-- Start of Material provided --

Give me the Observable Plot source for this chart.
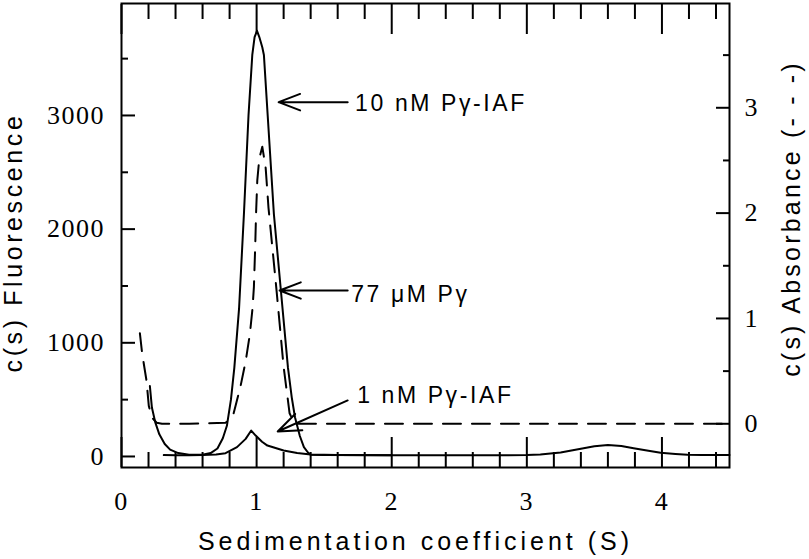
<!DOCTYPE html>
<html>
<head>
<meta charset="utf-8">
<script src="https://cdn.jsdelivr.net/npm/d3@7"></script>
<script src="https://cdn.jsdelivr.net/npm/@observablehq/plot@0.6"></script>
<style>
  html, body { margin: 0; padding: 0; background: white; }
</style>
</head>
<body>
<div id="chart"></div>
<script>
// ---- Data ----
// 10 nM Pγ-IAF, c(s) fluorescence (solid)
const s10 = [0.21,0.225,0.25,0.28,0.32,0.36,0.42,0.5,0.6,0.66,0.71,0.75,0.78,0.81,0.835,0.87,0.906,0.94,0.968,0.985,1.003,1.02,1.042,1.054,1.082,1.128,1.18,1.232,1.26,1.284,1.32,1.35,1.38,1.4,1.5,2.0,2.6,3.0,3.1,3.25,3.4,3.5,3.6,3.7,3.79,3.9,3.99,4.1,4.19,4.3,4.5];
const f10 = [620,430,300,195,110,60,30,16,15,30,70,160,270,500,780,1300,2131,3000,3532,3690,3745,3690,3600,3532,3000,2131,1456,781,520,345,180,82,35,15,12,10,10,12,18,35,68,90,100,92,72,50,32,22,16,12,12];
// 1 nM Pγ-IAF, c(s) fluorescence (solid)
const s1 = [0.313,0.4,0.5,0.6,0.7,0.77,0.855,0.919,0.96,0.993,1.04,1.08,1.2,1.3,1.4,1.6,2.0];
const f1 = [12,10,10,12,18,29,82,155,228,184,130,96,53,30,18,12,10];
// 77 μM Pγ, c(s) absorbance (dashed, right axis)
const sA = [0.136,0.15,0.165,0.185,0.202,0.225,0.26,0.3,0.5,0.77,0.8,0.83,0.85,0.88,0.92,0.95,0.97,0.98,0.99,0.996,1.005,1.02,1.042,1.067,1.088,1.148,1.2,1.244,1.27,1.3,2.0,3.0,4.5];
const aA = [0.86,0.7,0.57,0.41,0.17,0.06,0.01,0,0,0.01,0.04,0.1,0.2,0.35,0.6,0.85,1.1,1.3,1.7,2.0,2.31,2.52,2.63,2.43,2.05,1.26,0.54,0.1,0.03,0,0,0,0];

// Annotations (data coordinates)
const noteText = ["10 nM Pγ-IAF", "77 μM Pγ", "1 nM Pγ-IAF"];
const noteS = [1.729, 1.70, 1.744];
const noteF = [3105, 1425, 537];
const arrowTailS = [1.674, 1.674, 1.674];
const arrowTailF = [3117, 1460, 493];
const arrowTipS = [1.163, 1.17, 1.156];
const arrowTipF = [3117, 1460, 220];

// Axes
const xDomain = [0, 4.5];
const fDomain = [-97, 3985];     // left axis: c(s) Fluorescence
const aDomain = [-0.415, 3.99];  // right axis: c(s) Absorbance
const xMajor = [0, 1, 2, 3, 4];
const xMinor = [0.2,0.4,0.6,0.8,1.2,1.4,1.6,1.8,2.2,2.4,2.6,2.8,3.2,3.4,3.6,3.8,4.2,4.4];
const fMajor = [0, 1000, 2000, 3000];
const fMinor = [500, 1500, 2500, 3500];
const aMajor = [0, 1, 2, 3];
const aMinor = [0.5, 1.5, 2.5, 3.5];
const xTitle = "Sedimentation coefficient (S)";
const yTitle = "c(s) Fluorescence";
const y2Title = "c(s) Absorbance (- - -)";

// map absorbance onto the fluorescence scale (dual axis)
const toF = a => fDomain[0] + (a - aDomain[0]) * (fDomain[1] - fDomain[0]) / (aDomain[1] - aDomain[0]);
const fromF = f => aDomain[0] + (f - fDomain[0]) * (aDomain[1] - aDomain[0]) / (fDomain[1] - fDomain[0]);

const d10 = s10.map((s, i) => ({s, v: f10[i]}));
const d1 = s1.map((s, i) => ({s, v: f1[i]}));
const dA = sA.map((s, i) => ({s, v: toF(aA[i])}));
const notes = noteText.map((t, i) => ({t, s: noteS[i], v: noteF[i]}));
const arrows = arrowTailS.map((s, i) => ({x1: s, y1: arrowTailF[i], x2: arrowTipS[i], y2: arrowTipF[i]}));

const serif = "'Liberation Serif', 'Times New Roman', serif";
const sans = "'Liberation Sans', Arial, sans-serif";
const titleStyle = {text: d => d, fontFamily: sans, fontSize: 25, fill: "black", textAnchor: "middle", lineAnchor: "middle"};

const chart = Plot.plot({
  width: 809,
  height: 559,
  marginLeft: 121,
  marginRight: 80,
  marginTop: 3,
  marginBottom: 92,
  x: {domain: xDomain},
  y: {domain: fDomain},
  style: {background: "white", color: "black", fontFamily: serif, fontSize: "26px", overflow: "visible"},
  marks: [
    // ticks (inward)
    Plot.axisX(xMajor, {anchor: "bottom", tickSize: -30, text: null, label: null, strokeWidth: 2}),
    Plot.axisX(xMinor, {anchor: "bottom", tickSize: -15, text: null, label: null, strokeWidth: 2}),
    Plot.axisX(xMajor, {anchor: "top", tickSize: -30, text: null, label: null, strokeWidth: 2}),
    Plot.axisX(xMinor, {anchor: "top", tickSize: -15, text: null, label: null, strokeWidth: 2}),
    Plot.axisY(fMajor, {anchor: "left", tickSize: -14, text: null, label: null, strokeWidth: 2}),
    Plot.axisY(fMinor, {anchor: "left", tickSize: -7, text: null, label: null, strokeWidth: 2}),
    Plot.axisY(aMajor.map(toF), {anchor: "right", tickSize: -14, text: null, label: null, strokeWidth: 2}),
    Plot.axisY(aMinor.map(toF), {anchor: "right", tickSize: -7, text: null, label: null, strokeWidth: 2}),
    // tick labels
    Plot.axisX(xMajor, {anchor: "bottom", tickSize: 0, tickPadding: 24.5, label: null, tickFormat: d => String(d), fontSize: 26}),
    Plot.axisY(fMajor, {anchor: "left", tickSize: 0, tickPadding: 16.5, label: null, tickFormat: d => String(d), fontSize: 26}),
    Plot.axisY(aMajor.map(toF), {anchor: "right", tickSize: 0, tickPadding: 15, label: null, tickFormat: d => String(Math.round(fromF(d))), fontSize: 26}),
    // curves
    Plot.line(dA, {x: "s", y: "v", stroke: "black", strokeWidth: 2, strokeDasharray: "18,11", strokeLinejoin: "round"}),
    Plot.line(d1, {x: "s", y: "v", stroke: "black", strokeWidth: 2, strokeLinejoin: "round"}),
    Plot.line(d10, {x: "s", y: "v", stroke: "black", strokeWidth: 2, strokeLinejoin: "round"}),
    // annotations
    Plot.arrow(arrows, {x1: "x1", y1: "y1", x2: "x2", y2: "y2", stroke: "black", strokeWidth: 2, headLength: 18.5, headAngle: 42}),
    Plot.text(notes, {x: "s", y: "v", text: "t", textAnchor: "start", fontFamily: sans, fontSize: 23, fill: "black"}),
    // axis titles
    Plot.text([xTitle], {frameAnchor: "bottom", dx: -10, dy: 74, ...titleStyle}),
    Plot.text([yTitle], {frameAnchor: "left", dx: -107.5, dy: 7, rotate: -90, ...titleStyle}),
    Plot.text([y2Title], {frameAnchor: "right", dx: 62.5, dy: -17, rotate: -90, ...titleStyle}),
    Plot.frame({stroke: "black", strokeWidth: 2})
  ]
});
document.getElementById("chart").appendChild(chart);

// letter spacing of the original typesetting
const spacingByText = {[xTitle]: "4px", [yTitle]: "3.6px", [y2Title]: "3.2px"};
const spacingBySize = {"23px": "2.6px", "26px": "1.5px"};
d3.select(chart).selectAll("text").each(function () {
  const ls = spacingByText[this.textContent] || spacingBySize[getComputedStyle(this).fontSize];
  if (ls) this.style.letterSpacing = ls;
});
</script>
</body>
</html>
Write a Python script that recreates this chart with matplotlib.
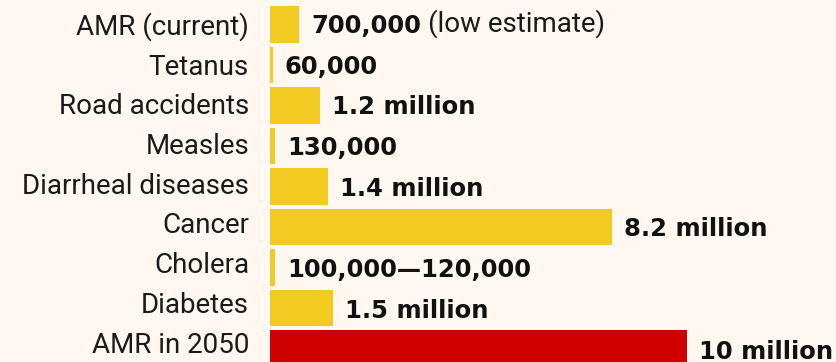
import matplotlib
matplotlib.use('Agg')
import matplotlib.pyplot as plt
import matplotlib.transforms as mtransforms

causes = ['AMR (current)', 'Tetanus', 'Road accidents', 'Measles', 'Diarrheal diseases',
          'Cancer', 'Cholera', 'Diabetes', 'AMR in 2050']
deaths_m = [0.7, 0.06, 1.2, 0.13, 1.4, 8.2, 0.12, 1.5, 10.0]  # millions per year
value_labels = ['700,000', '60,000', '1.2 million', '130,000', '1.4 million',
                '8.2 million', '100,000\u2014120,000', '1.5 million', '10 million']
notes = {0: '(low estimate)'}

BG = '#fef8f1'
YELLOW = '#f2ca22'
RED = '#cf0000'
colors = [YELLOW] * (len(causes) - 1) + [RED]

plt.rcParams['font.family'] = ['Roboto', 'DejaVu Sans']

fig = plt.figure(figsize=(8.36, 3.62), dpi=100, facecolor=BG)
ax = fig.add_axes([270 / 836, 0, 566 / 836, 1])
ax.set_facecolor(BG)

rows = list(range(len(causes)))
ax.barh(rows, deaths_m, height=0.905, color=colors)

ax.set_xlim(0, 566 / 41.67)
ax.set_ylim((362 - 24.4) / 40.5, -24.4 / 40.5)
ax.set_xticks([])
ax.set_yticks([])
for s in ax.spines.values():
    s.set_visible(False)

# category names, right aligned a little left of the bars
name_tf = mtransforms.offset_copy(ax.get_yaxis_transform(), fig=fig, x=-21, y=0, units='dots')
for i, name in enumerate(causes):
    ax.text(0, 0.262 + 0.98 * i, name, transform=name_tf, ha='right', va='baseline',
            fontsize=20, color='#1a1a1a')

# bold figures next to each bar, with an optional plain-weight note after them
for i, (v, lab) in enumerate(zip(deaths_m, value_labels)):
    t = ax.annotate(lab, xy=(v, 0.212 + 1.005 * i), xytext=(12, 0), textcoords='offset pixels',
                    ha='left', va='baseline', fontsize=17.5, fontweight='bold',
                    family='DejaVu Sans', color='#111111', annotation_clip=False)
    if i in notes:
        ax.annotate(notes[i], xy=(1, 0), xycoords=t, xytext=(7, 0),
                    textcoords='offset pixels', ha='left', va='bottom',
                    fontsize=20, color='#1a1a1a')

fig.savefig('out.png', dpi=100, facecolor=BG)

-- End of Material provided --

__The exercise__:
Your copy should hold only the lines from the one containing "Write a Python" through the one containing "import matplotlib.transforms as mtransforms", word for word, with no pictures.

__Solution for this task__:
Write a Python script that recreates this chart with matplotlib.
import matplotlib
matplotlib.use('Agg')
import matplotlib.pyplot as plt
import matplotlib.transforms as mtransforms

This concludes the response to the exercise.